No AI system today can guarantee correctness. Even very good ones can be confidently wrong. When the cost of error is high, humans still matter.

2. “Want it right” → Mixture of models

This is the middle layer, and it’s where things get interesting. Instead of trusting a single AI model to describe an image, some systems now use multiple models independently and then compare the results. Anything that only one model claims gets treated with suspicion. What remains is the overlap — the things several models agree on.

This doesn’t make the result perfect, but it does reduce hallucinations and over-confident guesses. Think of it like asking three people what’s in a photo, then writing down only what they all agree on.

This layer is ideal when:

  • You want higher confidence than a single tool
  • You’re exploring or learning, not making a critical decision.
  • You want fewer “creative flourishes” and more boring accuracy. Choose “PiccyBot Mix” in the model selector for a mixture of models.

3. “For everything else” → Everyday tools

This is where most image descriptions live day-to-day. Tools like Access AI, Be My AI, Perspective Intelligence, Seeing AI Etc. are incredibly useful for:

  • Understanding photos shared socially.
  • Getting a quick sense of surroundings.
  • Browsing content, memes, posts, and product images.
  • Reducing friction in everyday life.

They’re fast, accessible, and usually good enough. The key is knowing when good enough really is good enough — and when it isn’t.

Why this framing matters

We’ve gone from scraps to systems in about ten years. That’s astonishing. But the danger is not AI being “bad”; it’s users being forced into thinking there’s only one correct way to use image descriptions. There isn’t. Different situations need different levels of certainty. A layered approach lets us keep the speed and independence AI gives us without pretending it’s infallible.

For me, this model helps answer a practical question: “How much trust do I need to place in this description right now?” Once you ask that, the right tool usually becomes obvious.

I’d be really interested to hear how others on AppleVis decide when to trust AI descriptions, when to double-check, and when to involve another human.

Options

Comments

By Singer Girl on Thursday, June 11, 2026 - 06:35

I always use humans. I don’t trust a machine to tell me something that’s important. I also don’t really know how to use a lot of those apps and haven’t really bothered to try so that’s my other reason. I’m sure that’s not the greatest answer that you were looking for honest. I’m just being honest. I have the privilege of having a lot of people around to be able to ask questions too, though, so I can totally see why this would be useful for somebody who doesn’t have access to a lot of people to ask things too. I have nothing against using these tools.

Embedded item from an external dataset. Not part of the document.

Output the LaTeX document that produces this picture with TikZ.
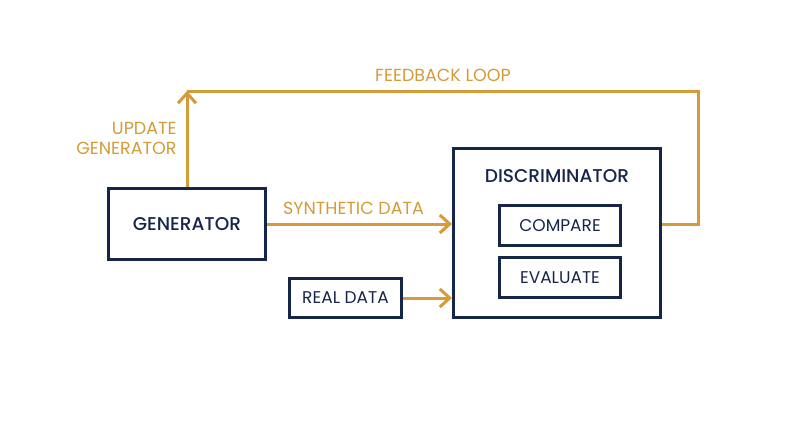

By Charli-Jo on Thursday, June 11, 2026 - 09:54

I totally did not hae a right anser in mind. I am glad you appreciate having humans to ask is a privilage, others do not. I have to admit, even though I love the Apple TV AD and I spend a ton of time working on AI AD, I never bothered with AD for all of my married life.
It is only now that I am a widow, wen I don't always have somone to ask if i am confused abouth what is happening, that I find myself restircted to only those shows and films that have it.